Skipping all pictures, set down the lines of the listing from the first through the one with "in range(1, 53)]".
+-------+
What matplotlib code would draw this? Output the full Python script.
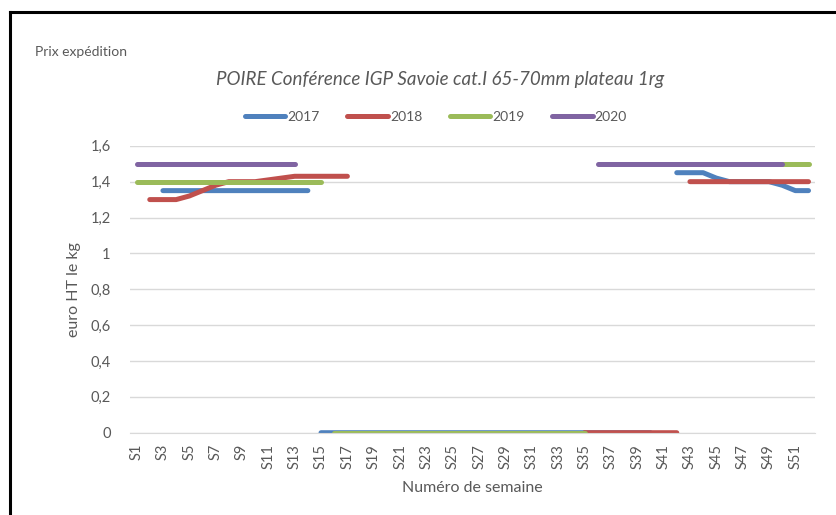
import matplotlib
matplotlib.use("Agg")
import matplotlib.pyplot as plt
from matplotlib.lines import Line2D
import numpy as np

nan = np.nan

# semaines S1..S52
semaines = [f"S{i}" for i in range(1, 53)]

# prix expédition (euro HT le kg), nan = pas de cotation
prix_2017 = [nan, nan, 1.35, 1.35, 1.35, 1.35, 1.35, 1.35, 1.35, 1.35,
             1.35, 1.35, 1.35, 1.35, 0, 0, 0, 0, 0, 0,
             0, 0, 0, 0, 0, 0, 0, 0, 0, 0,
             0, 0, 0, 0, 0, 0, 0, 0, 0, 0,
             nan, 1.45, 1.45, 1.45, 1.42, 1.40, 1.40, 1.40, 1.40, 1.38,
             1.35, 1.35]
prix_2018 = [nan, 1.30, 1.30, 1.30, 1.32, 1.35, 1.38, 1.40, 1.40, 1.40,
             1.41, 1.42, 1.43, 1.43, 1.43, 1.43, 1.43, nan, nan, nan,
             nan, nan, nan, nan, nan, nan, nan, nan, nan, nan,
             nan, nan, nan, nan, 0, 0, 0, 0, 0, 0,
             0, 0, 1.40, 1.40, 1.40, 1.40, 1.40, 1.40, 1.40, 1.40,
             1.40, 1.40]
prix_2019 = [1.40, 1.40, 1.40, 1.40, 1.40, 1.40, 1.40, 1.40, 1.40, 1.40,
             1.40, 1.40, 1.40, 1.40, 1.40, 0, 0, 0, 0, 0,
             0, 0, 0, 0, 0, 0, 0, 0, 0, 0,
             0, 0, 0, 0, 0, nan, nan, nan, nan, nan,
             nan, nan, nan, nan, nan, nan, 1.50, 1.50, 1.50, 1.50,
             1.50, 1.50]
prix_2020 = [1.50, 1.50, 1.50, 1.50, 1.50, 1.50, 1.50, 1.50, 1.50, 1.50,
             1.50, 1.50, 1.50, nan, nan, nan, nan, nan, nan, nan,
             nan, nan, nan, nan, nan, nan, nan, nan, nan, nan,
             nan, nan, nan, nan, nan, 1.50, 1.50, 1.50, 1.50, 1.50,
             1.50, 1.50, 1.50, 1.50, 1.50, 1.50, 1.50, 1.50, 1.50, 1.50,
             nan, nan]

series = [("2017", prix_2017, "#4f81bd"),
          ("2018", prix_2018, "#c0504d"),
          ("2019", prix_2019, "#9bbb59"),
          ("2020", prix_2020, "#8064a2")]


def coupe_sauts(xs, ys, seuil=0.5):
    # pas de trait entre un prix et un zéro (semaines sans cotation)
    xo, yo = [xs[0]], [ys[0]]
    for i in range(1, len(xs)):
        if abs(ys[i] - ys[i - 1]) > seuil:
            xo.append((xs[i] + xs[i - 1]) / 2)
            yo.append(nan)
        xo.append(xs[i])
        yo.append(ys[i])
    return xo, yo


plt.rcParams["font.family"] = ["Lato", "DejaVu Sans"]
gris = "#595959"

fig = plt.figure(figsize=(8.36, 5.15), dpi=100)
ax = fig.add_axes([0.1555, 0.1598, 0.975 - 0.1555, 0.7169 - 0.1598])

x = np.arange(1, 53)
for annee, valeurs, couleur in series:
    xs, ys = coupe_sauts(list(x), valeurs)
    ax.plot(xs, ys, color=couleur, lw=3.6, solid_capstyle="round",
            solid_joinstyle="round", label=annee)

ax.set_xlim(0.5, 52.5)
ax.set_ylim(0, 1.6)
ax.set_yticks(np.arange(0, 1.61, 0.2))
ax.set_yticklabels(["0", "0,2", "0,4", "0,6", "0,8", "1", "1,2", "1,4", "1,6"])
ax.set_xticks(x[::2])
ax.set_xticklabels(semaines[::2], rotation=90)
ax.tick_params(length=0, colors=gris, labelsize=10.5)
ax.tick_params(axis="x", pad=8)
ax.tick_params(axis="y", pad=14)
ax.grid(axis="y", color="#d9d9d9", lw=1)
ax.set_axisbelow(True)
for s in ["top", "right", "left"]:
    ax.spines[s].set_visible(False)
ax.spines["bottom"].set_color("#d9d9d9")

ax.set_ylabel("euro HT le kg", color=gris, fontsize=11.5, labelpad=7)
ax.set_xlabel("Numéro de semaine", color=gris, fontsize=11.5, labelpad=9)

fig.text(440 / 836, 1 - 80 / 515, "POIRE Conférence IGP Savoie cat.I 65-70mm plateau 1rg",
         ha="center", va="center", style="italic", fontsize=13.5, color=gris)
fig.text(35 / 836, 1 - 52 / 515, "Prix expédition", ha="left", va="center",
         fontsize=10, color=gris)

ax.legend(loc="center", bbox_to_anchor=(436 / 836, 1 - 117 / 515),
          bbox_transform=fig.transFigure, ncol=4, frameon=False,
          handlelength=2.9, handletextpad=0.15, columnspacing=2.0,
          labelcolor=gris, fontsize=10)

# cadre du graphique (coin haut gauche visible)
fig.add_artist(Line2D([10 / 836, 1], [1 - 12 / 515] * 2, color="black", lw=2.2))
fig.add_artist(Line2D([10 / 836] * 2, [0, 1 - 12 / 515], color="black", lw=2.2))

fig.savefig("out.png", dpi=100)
+-------+
▸ **Solution for this exercise**:
What matplotlib code would draw this? Output the full Python script.
import matplotlib
matplotlib.use("Agg")
import matplotlib.pyplot as plt
from matplotlib.lines import Line2D
import numpy as np

nan = np.nan

# semaines S1..S52
semaines = [f"S{i}" for i in range(1, 53)]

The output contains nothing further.